- Key idea: The plants and animal life need clean air to help them grow – e.g. Observing reduced variety and damage to leaves in different locations (UC1.3).

Title: Every Breath We Take
Author: Maya Ajmera
Illustrator: Dominique Browning
Publisher: Harlesbridge Pubs
Publication Date: 2016
ISBN: 978-1580896160
This book underscores the importance of clean air to all life on earth. It also reminds us that sometimes the air can be dirty, and it can be cleaned up.
Emergent learning:
There are two key ideas for us here: First, all the plants and animals of the world need clean air to help them grow. Second, human activity affects air quality.
Children learn about their natural environment, and they learn about the properties of various materials through their freedom to play, and this is why most preschools provide a sand pit, soil for planting, and natural materials and collections of blocks, beads and fabrics. Preschools also often have a water play area so that children begin to learn about the behaviour of fluids, about capacity and volume.

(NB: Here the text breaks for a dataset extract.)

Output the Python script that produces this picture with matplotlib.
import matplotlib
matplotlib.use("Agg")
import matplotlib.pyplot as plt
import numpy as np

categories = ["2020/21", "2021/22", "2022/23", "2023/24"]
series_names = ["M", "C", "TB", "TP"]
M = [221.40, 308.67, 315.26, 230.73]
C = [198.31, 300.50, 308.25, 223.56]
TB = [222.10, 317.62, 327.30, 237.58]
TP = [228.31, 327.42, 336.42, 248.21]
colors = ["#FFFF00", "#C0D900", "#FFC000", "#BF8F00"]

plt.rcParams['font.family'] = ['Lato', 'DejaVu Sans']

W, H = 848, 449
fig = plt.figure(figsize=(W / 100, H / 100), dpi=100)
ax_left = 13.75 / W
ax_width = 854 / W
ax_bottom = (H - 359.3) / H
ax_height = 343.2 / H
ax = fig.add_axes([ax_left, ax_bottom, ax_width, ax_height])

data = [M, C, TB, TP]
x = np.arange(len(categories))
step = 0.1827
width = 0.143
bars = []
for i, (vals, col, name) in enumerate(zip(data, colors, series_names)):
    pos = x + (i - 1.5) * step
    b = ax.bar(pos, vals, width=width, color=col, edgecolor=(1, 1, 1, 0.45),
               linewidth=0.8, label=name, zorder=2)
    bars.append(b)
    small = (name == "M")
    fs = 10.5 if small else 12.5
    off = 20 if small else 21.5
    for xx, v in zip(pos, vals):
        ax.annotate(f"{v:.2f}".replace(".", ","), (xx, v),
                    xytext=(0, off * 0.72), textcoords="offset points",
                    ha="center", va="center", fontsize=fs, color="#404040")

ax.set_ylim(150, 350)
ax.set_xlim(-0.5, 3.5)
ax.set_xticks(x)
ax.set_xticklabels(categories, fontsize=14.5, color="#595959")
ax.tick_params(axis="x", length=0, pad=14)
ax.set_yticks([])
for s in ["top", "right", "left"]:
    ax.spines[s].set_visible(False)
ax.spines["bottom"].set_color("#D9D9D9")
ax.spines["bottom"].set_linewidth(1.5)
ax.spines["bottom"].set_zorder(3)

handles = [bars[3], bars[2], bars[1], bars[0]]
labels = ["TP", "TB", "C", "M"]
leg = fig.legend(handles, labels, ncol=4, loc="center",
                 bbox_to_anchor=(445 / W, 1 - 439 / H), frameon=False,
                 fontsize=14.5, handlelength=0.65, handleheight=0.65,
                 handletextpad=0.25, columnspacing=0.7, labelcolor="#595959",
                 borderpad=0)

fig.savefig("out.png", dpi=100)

We can also encourage “Air Play”: Children probably wouldn’t learn very much about air at all, if we didn’t draw their attention to it. It’s invisible. But it’s the stuff inside bubbles, and it can hold a kite in the air – and if we go for a run holding an umbrella or a cardboard ‘sail’ in front of us, we can feel how it holds us back and begin to appreciate the streamlined shapes of cars, and boats and ‘airplanes’.
Activity recommendation:
Young children can also learn to be concerned about air pollution when we draw their attention to chimneys, and if we take them out wiping soot off roadside street signs, the source can usually be observed quite clearly in vehicle exhausts. A survey of nearby streets simply involved using standard ‘wipes’ and a display of findings.